Objects in circular motion follow a path that is defined by a constant distance from a fixed point, known as the center of the circle. This distance is referred to as the radius of the circle. In our case, the parametric equations given were

• \( x = \sin 2t \)
• \( y = \cos 2t \)

These indicate that the object moves in a circle. By utilizing the trigonometric identity \( \sin^2 \theta + \cos^2 \theta = 1 \), it becomes evident that the equation \( x^2 + y^2 = 1 \) is the resulting path, confirming a circle with a radius of 1 unit.
The initial position at time \( t = 0 \) is determined by substituting the value into the parametric equations, ensuring we start tracking the motion from a specific known point, here

• Position at \( t = 0 \) is \( (0, 1) \)

Understanding these properties allows for visualizing how the object traverses its circular path, continuously moving around the center.

Trigonometric identities serve as powerful tools to simplify and interpret functions that are modeled using trigonometric terms. One key identity applied in the context of circular motion is

• \( \sin^2 \theta + \cos^2 \theta = 1 \)

This identity ensures that for any angle \( \theta \), the sum of the squares of the sine and cosine is always 1.
In parametric equations representing circular motion, such as \( x = \sin 2t \) and \( y = \cos 2t \), replacing \( x \) and \( y \) in the trigonometric identity results in a standard form of a circle: \( x^2 + y^2 = 1 \).
This signifies the path is indeed circular, with a radius derived from comparing it to the general circle equation \( x^2 + y^2 = r^2 \). Adopting trigonometric identities not only provides proofs but also simplifies the equations to easily discern key characteristics of motion, like shape and size of its path.

In the study of parametric equations, derivatives give important information about the rate of change of the coordinates with respect to time, and thus about the path's orientation and dynamics.
The derivatives of the coordinates \( x \) and \( y \) with respect to time are

• \( \frac{dx}{dt} = 2\cos 2t \)
• \( \frac{dy}{dt} = -2\sin 2t \)

These derivatives help determine the direction of motion.
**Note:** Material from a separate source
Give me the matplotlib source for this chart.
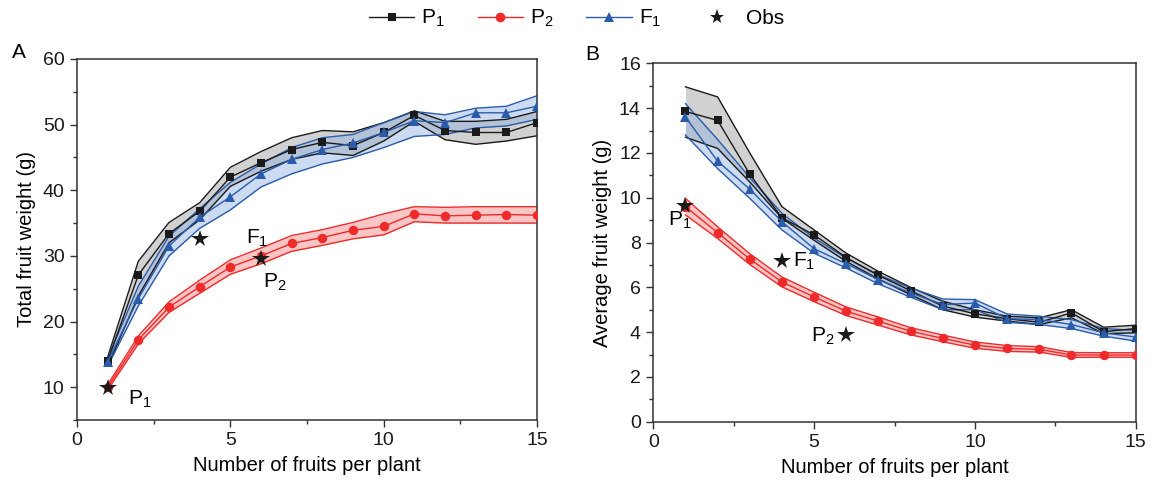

Observation at \( t = 0 \) reveals

• \( \frac{dx}{dt} = 2 \)
• \( \frac{dy}{dt} = 0 \)

indicating that the motion is initially directed towards the positive \( x \)-axis, confirming a counterclockwise path.
Furthermore, understanding how parameter \( 2t \) affects time enables calculation of the period, or time taken for a complete revolution around the circle. Here, \( 2t = 2\pi \) leads to \( t = \pi \), denoting the time for one full cycle.